**EXERCISE**
Begin with the first line and repeat exactly through the line containing "matplotlib.use('Agg')"; leave every image out.

● ● ● ● ●

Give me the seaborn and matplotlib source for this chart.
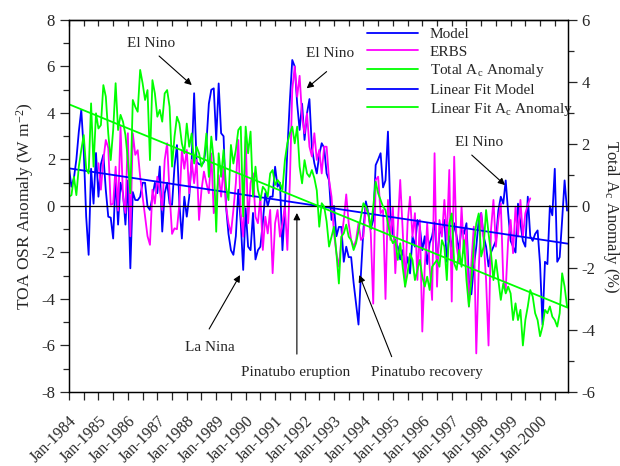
import numpy as np
import pandas as pd
import seaborn as sns
import matplotlib
import matplotlib.pyplot as plt
from matplotlib.lines import Line2D

matplotlib.use('Agg')

# monthly values from Jan-1984
start_year = 1984
model = [
    1.62, 0.83, 1.2, 2.0, 3.2, 4.13, 2.4, -0.46, -2.1, 1.6, 0.1, 2.28,
    0.4, 1.8, 2.2, 0.69, -0.46, -0.5, -1.4, 1.27, -0.8, 1.0, 0.55, -0.8,
    1.1, -2.68, 0.6, 0.26, 0.25, 0.4, 1.0, 1.0, -0.02, -0.17, 0.4, 1.0,
    0.55, 1.7, -1.1, 0.55, 1.0, 0.1, 0.05, 1.7, 2.62, 0.1, -1.4, 0.4,
    -0.46, 0.4, 2.0, 4.85, 1.9, 1.8, 1.76, 1.9, 2.7, 4.4, 5.0, 5.06,
    2.84, 5.27, 3.13, 3.0, 0.0, -1.2, -1.9, -2.1, -1.3, 0.7, -0.7, -2.75,
    -0.1, -1.75, -1.9, -0.3, -2.3, -1.9, -1.75, -0.7, 0.55, 0.0, 0.4, 0.4,
    1.69, 0.83, 1.0, -1.9, 0.0, 2.4, 4.5, 6.28, 6.0, 4.4, 3.27, 4.4,
    2.84, 3.98, 4.6, 2.5, 1.84, 1.4, 2.2, 2.7, 2.5, 1.4, 1.1, -0.6,
    0.0, -1.3, -0.9, -0.9, -2.4, -1.75, -2.2, -2.2, -3.3, -4.2, -5.1, -2.9,
    -1.0, 0.2, -0.3, -1.0, -0.6, 1.76, 2.0, 2.27, 0.8, 1.1, 3.2, -0.3,
    -1.2, -1.5, -1.75, -2.3, -1.9, -2.75, -2.2, -2.9, -1.3, -1.75, -0.6, -0.9,
    -1.9, -1.3, -2.5, -1.6, -1.3, -0.7, -2.4, -1.2, -1.0, -0.6, -2.4, -1.3,
    -1.75, -0.74, -1.3, -1.9, -0.9, -1.2, -0.74, -3.2, -3.8, -2.6, -1.75, -0.6,
    -0.3, -1.3, -1.75, -2.6, -2.0, -1.75, -1.5, -0.2, 0.4, 0.1, 1.1, -0.3,
    -1.5, -1.75, -2.0, 0.1, -0.74, -1.5, -1.75, 0.4, -1.3, -1.5, -1.2, -1.05,
    -2.5, -5.1, -2.4, -2.5, 0.0, -0.4, 1.6, -2.4, -2.2, -0.6, 1.1, -0.2,
]

# ERBS starts Jan-1985
erbs_first_month = 12
erbs = [
    1.84, 0.7, 1.98, 2.84, 2.5, 0.05, 0.1, 1.69, -0.2, 3.41, 0.4, -0.3,
    3.13, -1.3, 3.13, 2.2, 2.4, 1.26, 0.4, -0.46, -1.3, -1.67, 0.7, 0.1,
    1.26, 0.7, -0.17, 1.98, 2.7, 0.55, -1.2, -0.96, -1.0, 0.1, 2.4, 1.6,
    2.41, 0.55, 1.98, 0.98, 1.98, -0.6, 0.69, 1.48, 0.98, 0.55, 2.26, -0.31,
    0.12, 1.33, 0.4, 1.69, -0.02, -0.74, -1.18, -0.17, 0.98, 2.84, -0.31, -1.32,
    2.98, -0.74, 0.98, 1.41, -0.46, -0.74, 0.4, -1.89, -0.46, -1.18, -0.17, -2.89,
    -0.74, -0.17, -1.32, -0.74, -0.02, -1.89, 0.98, 5.0, 6.0, 4.7, 5.6, 3.84,
    3.13, 3.98, 2.55, 2.13, 3.13, 1.98, 2.41, 1.4, 2.55, 2.55, 1.12, 0.4,
    -1.17, -2.03, -2.61, -1.46, -0.6, 0.5, -0.74, -1.46, -1.75, -1.46, -0.74, -1.46,
    -1.32, -0.03, -0.31, -1.17, -4.2, 1.12, 1.26, -0.31, -0.17, -4.0, 0.26, -1.46,
    -0.03, -2.89, -0.89, 1.12, -1.03, -3.47, -0.74, 0.4, -1.32, -0.31, -3.18, -0.6,
    -5.4, -2.61, -0.74, -2.61, -4.04, 2.27, -3.47, -0.6, -1.32, 0.26, -1.46, 1.55,
    -4.11, 2.12, -1.75, -2.46, -0.03, -2.03, -1.03, -4.33, -2.46, -0.89, -6.34, -2.75,
    -0.31, -1.46, -3.18, -6.0, -1.03, 0.26, -1.75, -0.6, 0.12, -3.18, -3.6, -1.46,
    -0.6, -2.03, -0.03, -1.32, 0.26, -1.32, -0.31, 0.05, 0.33,
]

# Total Ac anomaly (%), right axis
ac_anom = [
    0.3, 0.35, 0.94, 0.35, 1.27, 1.81, 2.29, 1.2, 1.05, 3.31, 1.27, 2.99,
    2.5, 2.61, 3.9, 3.53, 2.34, 1.48, 2.45, 3.96, 2.45, 2.94, 2.72, 2.29,
    1.48, 0.41, 3.42, 3.2, 3.04, 4.39, 3.96, 3.42, 3.74, 1.48, 4.06, 3.63,
    2.88, 3.1, 2.72, 3.63, 3.74, 3.2, 1.27, 2.24, 2.88, 2.66, 2.02, 1.7,
    2.66, 1.91, 2.34, 1.37, 1.91, 1.7, 1.27, 1.48, 2.34, 0.94, 2.24, 1.48,
    -0.83, 1.7, 0.94, 1.81, 0.62, 0.19, 1.97, 1.37, 1.81, 2.45, 2.56, -0.34,
    2.56, 1.7, 2.4, 0.3, 1.27, 0.52, 0.19, 0.62, 0.52, 0.3, 1.05, 1.16,
    0.68, 0.84, 0.73, 0.52, 1.48, 2.02, 2.34, 2.56, 2.02, 2.56, 1.27, 0.73,
    1.48, 1.05, 0.94, 1.16, 0.9, 0.5, -0.67, 0.09, -0.02, -0.5, -1.31, -0.99,
    -0.67, -1.53, -2.5, -0.99, -0.88, -0.6, -0.99, -1.1, -1.42, -1.2, -0.8, -0.34,
    0.09, -0.02, -0.24, -0.72, -0.02, 0.78, 0.41, 0.19, -0.02, -0.13, -0.56, -0.99,
    -1.2, -1.1, -1.74, -1.2, -1.96, -2.6, -2.17, -1.53, -1.74, -2.39, -2.06, -1.74,
    -2.28, -2.6, -2.28, -2.71, -1.96, -1.85, -1.74, -1.96, -1.1, -1.31, -2.39, -0.56,
    -0.24, -1.85, -2.06, -1.42, -1.96, -1.1, -2.39, -3.24, -2.39, -1.31, -0.56, -0.24,
    -1.63, -1.31, -0.13, -0.88, -1.53, -2.39, -1.74, -2.39, -3.03, -2.5, -2.82, -2.6,
    -2.82, -3.68, -3.14, -3.68, -3.35, -4.5, -3.68, -3.24, -2.71, -2.92, -3.46, -3.68,
    -4.2, -3.89, -3.35, -3.46, -3.24, -3.57, -3.68, -3.89, -3.46, -2.17, -2.6, -3.24,
]

# linear fits (end points)
fit_years = [1984.0, 2000.94]
model_fit = [1.62, -1.62]
ac_fit = [3.28, -3.28]

tick_years = list(range(1984, 2001))

sns.set_theme(style='ticks')
plt.rcParams['font.family'] = ['Liberation Serif', 'DejaVu Serif']
plt.rcParams['mathtext.fontset'] = 'custom'
plt.rcParams['mathtext.rm'] = 'Liberation Serif'
plt.rcParams['mathtext.it'] = 'Liberation Serif:italic'
plt.rcParams['axes.unicode_minus'] = False

BLUE = '#0000ff'
MAGENTA = '#ff00ff'
GREEN = '#00ff00'

df_model = pd.DataFrame({'year': start_year + np.arange(len(model)) / 12, 'val': model})
df_erbs = pd.DataFrame({'year': start_year + (erbs_first_month + np.arange(len(erbs))) / 12, 'val': erbs})
df_ac = pd.DataFrame({'year': start_year + np.arange(len(ac_anom)) / 12, 'val': ac_anom})

fig = plt.figure(figsize=(6.2, 4.66), dpi=100)
ax = fig.add_axes([0.1113, 0.1588, 0.8044, 0.7983])

lw = 1.3
sns.lineplot(data=df_model, x='year', y='val', ax=ax, color=BLUE, lw=lw, estimator=None, legend=False)
sns.lineplot(data=df_erbs, x='year', y='val', ax=ax, color=MAGENTA, lw=lw, estimator=None, legend=False)
sns.lineplot(x=fit_years, y=model_fit, ax=ax, color=BLUE, lw=lw, legend=False)
ax.axhline(0, color='black', lw=0.9, zorder=5)

ax2 = ax.twinx()
sns.lineplot(data=df_ac, x='year', y='val', ax=ax2, color=GREEN, lw=lw, estimator=None, legend=False)
sns.lineplot(x=fit_years, y=ac_fit, ax=ax2, color=GREEN, lw=lw, legend=False)

ax.set_xlim(fit_years[0], fit_years[1])
ax.set_ylim(-8, 8)
ax2.set_ylim(-6, 6)

ax.set_xticks(tick_years)
ax.set_xticks(np.array(tick_years) + 0.5, minor=True)
ax.set_xticklabels([f'Jan-{y}' for y in tick_years], rotation=45, ha='right',
                   va='top', rotation_mode='anchor', fontsize=11.5)
ax.set_yticks(range(-8, 9, 2))
ax.set_yticks(range(-7, 8, 2), minor=True)
ax2.set_yticks(range(-6, 7, 2))
ax2.set_yticks(range(-5, 6, 2), minor=True)

ax.tick_params(axis='x', which='both', direction='out', length=6, width=0.9, pad=9)
ax.tick_params(axis='y', which='major', direction='out', length=6.5, width=0.9, labelsize=12)
ax.tick_params(axis='y', which='minor', direction='out', length=4.5, width=0.9)
ax2.tick_params(axis='y', which='major', direction='out', length=6.5, width=0.9, labelsize=12)
ax2.tick_params(axis='y', which='minor', direction='out', length=4.5, width=0.9)

top = ax.secondary_xaxis('top')
top.set_xticks(tick_years)
top.set_xticks(np.array(tick_years) + 0.5, minor=True)
top.tick_params(axis='x', which='both', direction='in', length=4.5, width=0.9, labeltop=False)

for a in (ax, ax2):
    for s in a.spines.values():
        s.set_linewidth(0.9)
        s.set_color('black')
top.spines['top'].set_linewidth(0.9)

ax.set_xlabel('')
ax.set_ylabel('TOA OSR Anomaly (W m$^{-2}$)', fontsize=12.5, labelpad=4)
ax2.set_ylabel('Total A$_\\mathregular{c}$ Anomaly (%)', fontsize=12, rotation=270, labelpad=13)
ax2.yaxis.set_label_coords(1.106, 0.47)

handles = [
    Line2D([], [], color=BLUE, lw=lw),
    Line2D([], [], color=MAGENTA, lw=lw),
    Line2D([], [], color=GREEN, lw=lw),
    Line2D([], [], color=BLUE, lw=lw),
    Line2D([], [], color=GREEN, lw=lw),
]
labels = ['Model', 'ERBS', 'Total A$_\\mathregular{c}$ Anomaly',
          'Linear Fit Model', 'Linear Fit A$_\\mathregular{c}$ Anomaly']
ax2.legend(handles, labels, loc='upper left', bbox_to_anchor=(0.598, 0.98),
           frameon=False, fontsize=11, handlelength=3.3, handletextpad=0.8,
           labelspacing=0.25, borderpad=0, borderaxespad=0)

# annotations, positions in (year, left-axis value)
arrow = dict(arrowstyle='-|>', color='black', lw=0.8, mutation_scale=10, shrinkA=0, shrinkB=0)
notes = [
    ('El Nino', (1986.79, 6.97), (1987.06, 6.45), (1988.17, 5.2)),
    ('El Nino', (1992.87, 6.58), (1992.75, 5.78), (1992.07, 5.06)),
    ('El Nino', (1997.93, 2.71), (1997.68, 2.19), (1998.81, 0.9)),
    ('La Nina', (1988.79, -6.1), (1988.76, -5.29), (1989.81, -2.97)),
    ('Pinatubo eruption', (1991.71, -7.14), (1991.74, -6.37), (1991.74, -0.3)),
    ('Pinatubo recovery', (1996.15, -7.14), (1994.96, -6.48), (1993.86, -2.97)),
]
for txt, pos, tail, head in notes:
    ax2.text(pos[0], pos[1], txt, transform=ax.transData, ha='center', va='center', fontsize=11)
    ax2.annotate('', xy=head, xytext=tail, xycoords=ax.transData,
                 textcoords=ax.transData, arrowprops=arrow)

fig.savefig('out.png', dpi=100)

● ● ● ● ●

**EXERCISE SOLUTION**
Give me the seaborn and matplotlib source for this chart.
import numpy as np
import pandas as pd
import seaborn as sns
import matplotlib
import matplotlib.pyplot as plt
from matplotlib.lines import Line2D

matplotlib.use('Agg')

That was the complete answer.